We've also had more than our share of rain, and I wish it would stop. It's not only depressing (it should be snow!), but the ground is saturated and I see water laying in low places that I've never seen before. I worry about the bulbs. With the warm temperatures, some of them are confused and have started growing. The dutch iris are over a foot tall! The flowering quince has buds all over it and even new green leaves. When the deep freeze eventually comes, and it's probably not all that far off, I worry that the bulbs will become encased in ice. Will that hurt them? I don't know enough about it to know. I'll have to research that.

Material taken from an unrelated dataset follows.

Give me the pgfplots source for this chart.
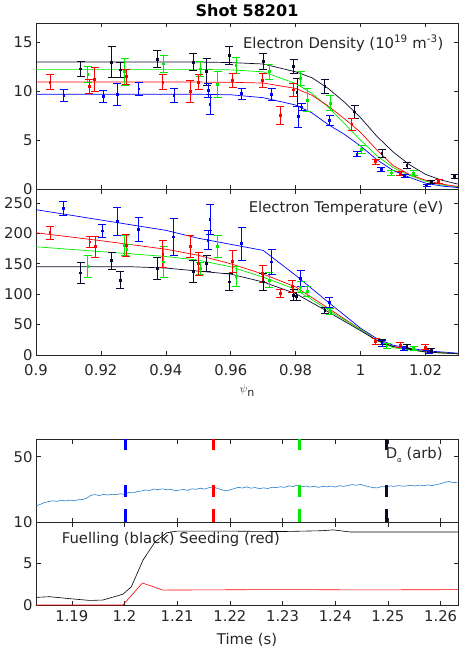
\documentclass[border=0pt]{standalone}
\usepackage{pgfplots}
\pgfplotsset{compat=1.18}
\usepackage{fontspec}
\setmainfont{DejaVu Sans}
\definecolor{nblk}{RGB}{10,10,45}
\definecolor{ax}{RGB}{38,38,38}
\definecolor{dacol}{RGB}{40,125,205}
\definecolor{gr}{RGB}{0,235,0}
\newcommand{\ff}{\fontsize{14.8}{17}\selectfont}
\pgfplotsset{
 mat/.style={scale only axis, width=422pt,
   axis line style={ax, line width=0.6pt}, tick style={ax, line width=0.6pt},
   tick align=inside, major tick length=4.5pt,
   every tick label/.append style={font=\ff, text=ax},
   label style={font=\ff, text=ax},
   /pgf/number format/assume math mode=true},
 errb/.style={only marks, mark=square*, mark size=0.9pt, line width=0.9pt,
   error bars/y dir=both, error bars/y explicit,
   error bars/error bar style={line width=0.9pt},
   error bars/error mark options={rotate=90, mark size=4pt, line width=0.9pt}},
 fit/.style={line width=0.7pt, no marks},
 vdash/.style={line width=3pt, dash pattern=on 11pt off 35pt on 11.7pt off 12.3pt on 14pt}
}
\begin{document}
\begin{tikzpicture}
\useasboundingbox (0,0) rectangle (458pt,-653pt);
\node[font=\bfseries\fontsize{16}{18}\selectfont] at (247pt,-11pt) {Shot 58201};
% ---------------- density
\begin{axis}[mat, at={(36pt,-189pt)}, anchor=south west, height=166pt,
  xmin=0.9, xmax=1.03, ymin=0, ymax=17, ytick={0,5,10,15},
  xtick={0.9,0.92,0.94,0.96,0.98,1,1.02}, xticklabels={}]
\addplot[fit, nblk] coordinates {(0.9,13.0)(0.95,13.0)(0.96,12.95)(0.97,12.8)(0.98,12.0)(0.985,11.4)(0.99,10.3)(0.995,8.9)(1.0,7.3)(1.005,5.4)(1.01,3.8)(1.015,2.5)(1.02,1.5)(1.025,0.9)(1.03,0.5)};
\addplot[fit, gr] coordinates {(0.9,12.25)(0.95,12.25)(0.96,12.2)(0.97,12.0)(0.98,10.8)(0.985,9.8)(0.99,8.4)(0.995,6.7)(1.0,5.0)(1.005,3.4)(1.01,2.2)(1.015,1.4)(1.02,0.8)(1.025,0.4)(1.03,0.2)};
\addplot[fit, red] coordinates {(0.9,10.95)(0.95,10.95)(0.96,10.93)(0.97,10.85)(0.98,10.3)(0.985,9.6)(0.99,8.5)(0.995,7.2)(1.0,5.8)(1.005,4.0)(1.01,2.4)(1.015,1.5)(1.02,0.9)(1.025,0.5)(1.03,0.25)};
\addplot[fit, blue] coordinates {(0.9,9.7)(0.95,9.7)(0.96,9.65)(0.97,9.35)(0.98,8.6)(0.985,7.8)(0.99,6.6)(0.995,5.6)(1.0,4.4)(1.005,3.0)(1.01,1.9)(1.015,1.2)(1.02,0.6)(1.025,0.3)(1.03,0.15)};
\addplot[errb, nblk] table[x=x, y=y, y error=e, row sep=\\] {
x y e\\ 0.9138 12.3 0.8\\ 0.9233 13.0 1.6\\ 0.9260 12.2 0.8\\ 0.9374 13.3 0.85\\
0.9485 13.0 0.85\\ 0.9526 12.0 1.4\\ 0.9595 13.7 0.9\\ 0.9700 13.05 0.85\\
0.9794 12.55 0.75\\ 0.9804 9.9 1.45\\ 0.9890 10.5 0.75\\ 0.9982 7.9 0.7\\
1.0066 3.65 0.4\\ 1.0143 2.45 0.3\\ 1.0218 0.75 0.15\\ 1.0290 1.3 0.2\\};
\addplot[errb, gr] table[x=x, y=y, y error=e, row sep=\\] {
x y e\\ 0.9160 11.75 0.85\\ 0.9273 12.0 1.35\\ 0.9393 12.8 0.85\\ 0.9506 12.3 0.8\\
0.9560 10.7 1.3\\ 0.9616 12.65 0.85\\ 0.9718 12.0 0.8\\ 0.9815 11.3 0.7\\
0.9836 9.1 1.15\\ 0.9907 8.8 0.75\\ 1.0003 4.05 0.4\\ 1.0095 1.65 0.3\\ 1.0163 1.6 0.25\\};
\addplot[errb, red] table[x=x, y=y, y error=e, row sep=\\] {
x y e\\ 0.9043 10.95 0.75\\ 0.9164 10.5 0.7\\ 0.9181 11.2 1.25\\ 0.9278 11.5 0.75\\
0.9391 10.95 0.75\\ 0.9475 10.0 1.1\\ 0.9501 10.95 0.75\\ 0.9606 11.1 0.75\\
0.9698 11.1 0.75\\ 0.9752 7.55 0.9\\ 0.9793 10.15 0.7\\ 0.9973 6.6 0.6\\
1.0046 2.8 0.25\\ 1.0122 1.6 0.2\\ 1.0240 0.8 0.2\\};
\addplot[errb, blue] table[x=x, y=y, y error=e, row sep=\\] {
x y e\\ 0.9086 9.55 0.6\\ 0.9207 9.5 0.6\\ 0.9250 9.7 1.1\\ 0.9317 10.25 0.7\\
0.9425 9.6 0.7\\ 0.9531 10.1 0.7\\ 0.9536 8.65 1.0\\ 0.9634 9.75 0.55\\
0.9726 9.65 0.6\\ 0.9808 7.4 1.05\\ 0.9818 8.4 0.4\\ 0.9905 7.05 0.5\\
0.9989 3.55 0.25\\ 1.0064 2.0 0.2\\ 1.0136 1.35 0.15\\ 1.0204 0.4 0.1\\};
\node[anchor=base east, font=\ff, text=ax] at (rel axis cs:0.974,0.849) {Electron Density (10\textsuperscript{19} m\textsuperscript{-3})};
\end{axis}
% ---------------- temperature
\begin{axis}[mat, at={(36pt,-355pt)}, anchor=south west, height=166pt,
  xmin=0.9, xmax=1.03, ymin=0, ymax=273, ytick={0,50,100,150,200,250},
  xtick={0.9,0.92,0.94,0.96,0.98,1,1.02},
  xticklabels={0.9,0.92,0.94,0.96,0.98,1,1.02},
  xticklabel style={yshift=-6pt},
  xlabel={{\fontsize{11}{12}\selectfont$\psi$}\raisebox{-4pt}{\fontsize{11}{12}\selectfont n}},
  every axis x label/.style={at={(axis description cs:0.5,-0.215)}, anchor=center, font=\ff, text=ax}]
\addplot[fit, blue] coordinates {(0.9,239)(0.92,222)(0.94,205)(0.95,192)(0.96,182)(0.97,172)(0.98,131)(0.99,87)(1.0,44)(1.005,27)(1.01,16)(1.02,7)(1.03,3)};
\addplot[fit, red] coordinates {(0.9,201)(0.92,188)(0.94,174)(0.95,164)(0.96,150)(0.97,133)(0.98,112)(0.99,77)(1.0,42)(1.005,24)(1.01,14)(1.02,5)(1.03,2)};
\addplot[fit, gr] coordinates {(0.9,178)(0.92,170)(0.94,162)(0.95,156)(0.96,145)(0.97,128)(0.98,108)(0.99,74)(1.0,42)(1.005,24)(1.01,12)(1.02,5)(1.03,2)};
\addplot[fit, nblk] coordinates {(0.9,145)(0.93,145)(0.94,143)(0.95,138)(0.96,133)(0.97,120)(0.98,101)(0.99,71)(1.0,40)(1.005,24)(1.01,14)(1.02,5)(1.03,2)};
\addplot[errb, nblk] table[x=x, y=y, y error=e, row sep=\\] {
x y e\\ 0.9138 135 17\\ 0.9233 155 14\\ 0.9260 123 14\\ 0.9374 142 18\\ 0.9485 138 18\\
0.9526 150 13\\ 0.9595 120 14\\ 0.9700 120 14\\ 0.9794 98 9\\ 0.9803 96 7\\ 0.9890 73 5\\
1.0066 22 4\\ 1.0143 14 3\\ 1.0218 8 3\\};
\addplot[errb, gr] table[x=x, y=y, y error=e, row sep=\\] {
x y e\\ 0.9160 145 18\\ 0.9273 180 16\\ 0.9280 174 7\\ 0.9393 153 25\\ 0.9506 142 10\\
0.9560 179 18\\ 0.9616 129 16\\ 0.9718 123 12\\ 0.9815 112 9\\ 0.9836 104 8\\
0.9907 71 5\\ 1.0081 15 4\\ 1.0163 11 3\\};
\addplot[errb, red] table[x=x, y=y, y error=e, row sep=\\] {
x y e\\ 0.9043 201 11\\ 0.9166 186 9\\ 0.9183 178 17\\ 0.9278 180 18\\ 0.9391 166 22\\
0.9475 179 18\\ 0.9501 150 19\\ 0.9606 154 18\\ 0.9698 134 14\\ 0.9752 101 7\\
0.9790 113 10\\ 1.0046 22 5\\ 1.0122 16 4\\ 1.0199 13 4\\};
\addplot[errb, blue] table[x=x, y=y, y error=e, row sep=\\] {
x y e\\ 0.9084 241 12\\ 0.9204 204 11\\ 0.9250 220 23\\ 0.9316 207 20\\ 0.9424 194 30\\
0.9530 189 16\\ 0.9536 223 25\\ 0.9634 183 27\\ 0.9726 153 20\\ 0.9815 126 13\\
0.9904 86 8\\ 1.0066 19 5\\ 1.0133 11 3\\ 1.0210 5 3\\};
\node[anchor=base east, font=\ff, text=ax] at (rel axis cs:0.974,0.86) {Electron Temperature (eV)};
\end{axis}
% ---------------- D alpha
\begin{axis}[mat, at={(36pt,-522pt)}, anchor=south west, height=83pt,
  xmin=1.1832, xmax=1.2633, ymin=10, ymax=60.8, ytick={10,50},
  xtick={1.19,1.2,1.21,1.22,1.23,1.24,1.25,1.26}, xticklabels={}]
\addplot[dacol, line width=0.6pt, no marks] coordinates {
(1.1832,19.8)(1.1840,20.8)(1.1848,21.9)(1.1856,22.5)(1.1864,23.0)(1.1872,22.6)(1.1880,23.3)(1.1888,22.9)(1.1896,23.4)(1.1904,23.0)
(1.1912,23.6)(1.1920,23.8)(1.1928,24.5)(1.1936,26.3)(1.1944,26.8)(1.1952,26.2)(1.1960,26.9)(1.1968,26.5)(1.1976,27.0)(1.1984,26.7)
(1.1992,27.3)(1.2000,26.9)(1.2008,28.2)(1.2016,27.8)(1.2024,28.6)(1.2032,29.0)(1.2040,29.6)(1.2048,29.3)(1.2056,30.2)(1.2064,29.8)
(1.2072,30.3)(1.2080,29.7)(1.2088,29.9)(1.2096,29.2)(1.2104,29.5)(1.2112,29.9)(1.2120,29.4)(1.2128,30.3)(1.2136,30.0)(1.2144,30.7)
(1.2152,30.1)(1.2160,31.0)(1.2168,31.5)(1.2176,30.6)(1.2184,29.8)(1.2192,29.1)(1.2200,29.6)(1.2208,30.4)(1.2216,31.2)(1.2224,30.8)
(1.2232,31.5)(1.2240,30.7)(1.2248,31.1)(1.2256,30.4)(1.2264,30.9)(1.2272,30.5)(1.2280,31.3)(1.2288,31.0)(1.2296,31.6)(1.2304,31.2)
(1.2312,32.1)(1.2320,31.7)(1.2328,32.6)(1.2336,31.5)(1.2344,32.0)(1.2352,31.4)(1.2360,31.9)(1.2368,31.2)(1.2376,31.8)(1.2384,31.5)
(1.2392,32.0)(1.2400,31.4)(1.2408,32.2)(1.2416,31.8)(1.2424,32.3)(1.2432,32.9)(1.2440,32.5)(1.2448,33.0)(1.2456,32.2)(1.2464,31.6)
(1.2472,31.0)(1.2480,30.9)(1.2488,31.7)(1.2496,31.5)(1.2504,32.1)(1.2512,31.8)(1.2520,32.3)(1.2528,31.9)(1.2536,32.1)(1.2544,32.5)
(1.2552,32.0)(1.2560,32.6)(1.2568,32.2)(1.2576,32.7)(1.2584,32.3)(1.2592,32.9)(1.2600,33.4)(1.2608,34.3)(1.2616,34.8)(1.2624,34.1)(1.2632,34.3)};
\addplot[blue, vdash] coordinates {(1.2002,60.8)(1.2002,10)};
\addplot[red, vdash] coordinates {(1.2169,60.8)(1.2169,10)};
\addplot[gr, vdash] coordinates {(1.2333,60.8)(1.2333,10)};
\addplot[nblk, vdash] coordinates {(1.2497,60.8)(1.2497,10)};
\node[anchor=base east, font=\ff, text=ax] at (rel axis cs:0.972,0.767) {D\raisebox{-4pt}{\fontsize{7}{8}\selectfont α} (arb)};
\end{axis}
% ---------------- fuelling
\begin{axis}[mat, at={(36pt,-605pt)}, anchor=south west, height=83pt,
  xmin=1.1832, xmax=1.2633, ymin=0, ymax=10, ytick={0,5},
  xtick={1.19,1.2,1.21,1.22,1.23,1.24,1.25,1.26},
  xticklabels={1.19,1.2,1.21,1.22,1.23,1.24,1.25,1.26},
  xticklabel style={yshift=-2pt}, xlabel={Time (s)},
  every axis x label/.style={at={(axis description cs:0.5,-0.42)}, anchor=center, font=\ff, text=ax}]
\addplot[black, line width=0.6pt, no marks] coordinates {(1.1832,0.92)(1.1858,1.0)(1.189,0.8)(1.1934,0.55)(1.1959,0.6)(1.1997,1.3)(1.2013,2.2)(1.2035,5.4)(1.2058,7.6)(1.208,8.7)(1.2099,8.9)(1.22,8.9)(1.23,8.85)(1.2375,8.95)(1.2396,9.05)(1.2428,8.8)(1.25,8.8)(1.2633,8.8)};
\addplot[red, line width=0.6pt, no marks] coordinates {(1.1832,0)(1.1997,0)(1.2034,2.65)(1.2073,1.8)(1.215,1.82)(1.225,1.85)(1.235,1.85)(1.245,1.82)(1.2633,1.85)};
\node[anchor=base west, font=\ff, text=ax] at (rel axis cs:0.053,0.743) {Fuelling (black) Seeding (red)};
\end{axis}
\end{tikzpicture}
\end{document}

I remember the winter of 1982. Jenna had been born in September, and I was getting ready to return to work part-time after a three-month maternity leave. On the first of December, I remember hanging clothes out to dry on the clothesline and noticing the dandelions blooming in the yard. And when Christmas day got here, it was 64°, a new record, and warmer than it was in San Jose, California, where my visiting high school girlfriend lived. But I was busy raising two little girls and the plants and bulbs had to survive without my concern. I'm sure they were fine, and they probably will be fine this year, too.
Inside, the 'Piquant' amaryllis is bursting at the seams. In just a couple of days, it will begin unfurling its flags of orange, green and white and the winter show will begin. I love amaryllis. My husband doesn't. Oh, he likes them when they're at their peak, but when the show is over, he'd be happy if I'd throw them out. He likes constant bloom out of his flowers. And he thinks amaryllis are too tall. I would be just as happy if they weren't as tall as they were too, because last winter, 'Red Lion' got top-heavy, fell over, and the glass pot landed on my digital camera. That was an expensive mishap.
But amaryllis help get me through the cold, gray days of winter, as do my many foliage plants. Last winter, I remarked if spring didn't come pretty soon, we would have to build on an extra room for the plants that I couldn't resist buying every time we went to Walmart. I was antsy to get outside and dig in the dirt.